◆ WHAT THE TASK REQUIRES:
Emit the data below verbatim, stripping out any pictures.

==== RAW DATA

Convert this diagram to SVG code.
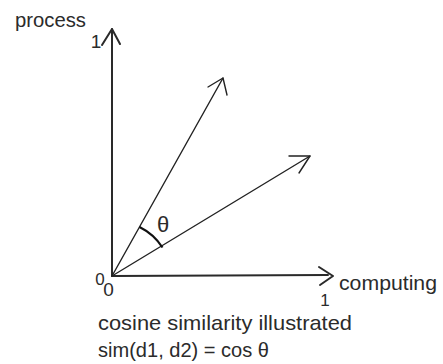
<svg xmlns="http://www.w3.org/2000/svg" width="443" height="364" viewBox="0 0 443 364">
  <style>
    .ax { stroke: #2a2a2a; stroke-width: 2; fill: none; stroke-linecap: round; stroke-linejoin: round; }
    .vec { stroke: #222; stroke-width: 1.4; fill: none; stroke-linecap: round; stroke-linejoin: round; }
    .arc { stroke: #111; stroke-width: 2.2; fill: none; }
    text { font-family: "Liberation Sans", Arial, sans-serif; fill: #2b2b2b; }
  </style>
  <rect width="443" height="364" fill="#ffffff"/>
  <g id="connectors">
    <g id="y-axis">
      <line class="ax" x1="112" y1="276" x2="112" y2="29"/>
      <polyline class="ax" points="102,45 112,29 120,44" stroke-width="1.5"/>
    </g>
    <g id="x-axis">
      <line class="ax" x1="112" y1="276" x2="328" y2="275"/>
      <polyline class="ax" points="319,267 333,276 320,285" stroke-width="1.5"/>
    </g>
    <g id="vector-d1">
      <line class="vec" x1="112" y1="276" x2="223" y2="78"/>
      <polyline class="vec" points="208,87 223,78 227,95"/>
    </g>
    <g id="vector-d2">
      <line class="vec" x1="112" y1="276" x2="310" y2="156"/>
      <polyline class="vec" points="289,156 310,156 299,173"/>
    </g>
    <path id="angle-arc" class="arc" d="M139.5,227 A58,58 0 0 1 162.5,247.5"/>
  </g>
  <g id="labels">
    <text id="label-process" x="15" y="26.5" font-size="21" textLength="71" lengthAdjust="spacingAndGlyphs">process</text>
    <text id="label-y1" x="96" y="48" font-size="19" text-anchor="middle">1</text>
    <text id="label-theta" x="163" y="232" font-size="22" text-anchor="middle">θ</text>
    <text id="label-0a" x="100" y="285" font-size="17" text-anchor="middle">0</text>
    <text id="label-0b" x="108.5" y="296" font-size="19" text-anchor="middle">0</text>
    <text id="label-computing" x="339" y="290" font-size="21" textLength="98" lengthAdjust="spacingAndGlyphs">computing</text>
    <text id="label-x1" x="325" y="306" font-size="17" text-anchor="middle">1</text>
    <text id="caption-1" x="98" y="329.5" font-size="21" textLength="254" lengthAdjust="spacingAndGlyphs">cosine similarity illustrated</text>
    <text id="caption-2" x="98" y="357" font-size="21" textLength="171" lengthAdjust="spacingAndGlyphs">sim(d1, d2) = cos θ</text>
  </g>
</svg>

========

◆ ANSWER FOR THIS EXERCISE:
Convert this diagram to SVG code.
<svg xmlns="http://www.w3.org/2000/svg" width="443" height="364" viewBox="0 0 443 364">
  <style>
    .ax { stroke: #2a2a2a; stroke-width: 2; fill: none; stroke-linecap: round; stroke-linejoin: round; }
    .vec { stroke: #222; stroke-width: 1.4; fill: none; stroke-linecap: round; stroke-linejoin: round; }
    .arc { stroke: #111; stroke-width: 2.2; fill: none; }
    text { font-family: "Liberation Sans", Arial, sans-serif; fill: #2b2b2b; }
  </style>
  <rect width="443" height="364" fill="#ffffff"/>
  <g id="connectors">
    <g id="y-axis">
      <line class="ax" x1="112" y1="276" x2="112" y2="29"/>
      <polyline class="ax" points="102,45 112,29 120,44" stroke-width="1.5"/>
    </g>
    <g id="x-axis">
      <line class="ax" x1="112" y1="276" x2="328" y2="275"/>
      <polyline class="ax" points="319,267 333,276 320,285" stroke-width="1.5"/>
    </g>
    <g id="vector-d1">
      <line class="vec" x1="112" y1="276" x2="223" y2="78"/>
      <polyline class="vec" points="208,87 223,78 227,95"/>
    </g>
    <g id="vector-d2">
      <line class="vec" x1="112" y1="276" x2="310" y2="156"/>
      <polyline class="vec" points="289,156 310,156 299,173"/>
    </g>
    <path id="angle-arc" class="arc" d="M139.5,227 A58,58 0 0 1 162.5,247.5"/>
  </g>
  <g id="labels">
    <text id="label-process" x="15" y="26.5" font-size="21" textLength="71" lengthAdjust="spacingAndGlyphs">process</text>
    <text id="label-y1" x="96" y="48" font-size="19" text-anchor="middle">1</text>
    <text id="label-theta" x="163" y="232" font-size="22" text-anchor="middle">θ</text>
    <text id="label-0a" x="100" y="285" font-size="17" text-anchor="middle">0</text>
    <text id="label-0b" x="108.5" y="296" font-size="19" text-anchor="middle">0</text>
    <text id="label-computing" x="339" y="290" font-size="21" textLength="98" lengthAdjust="spacingAndGlyphs">computing</text>
    <text id="label-x1" x="325" y="306" font-size="17" text-anchor="middle">1</text>
    <text id="caption-1" x="98" y="329.5" font-size="21" textLength="254" lengthAdjust="spacingAndGlyphs">cosine similarity illustrated</text>
    <text id="caption-2" x="98" y="357" font-size="21" textLength="171" lengthAdjust="spacingAndGlyphs">sim(d1, d2) = cos θ</text>
  </g>
</svg>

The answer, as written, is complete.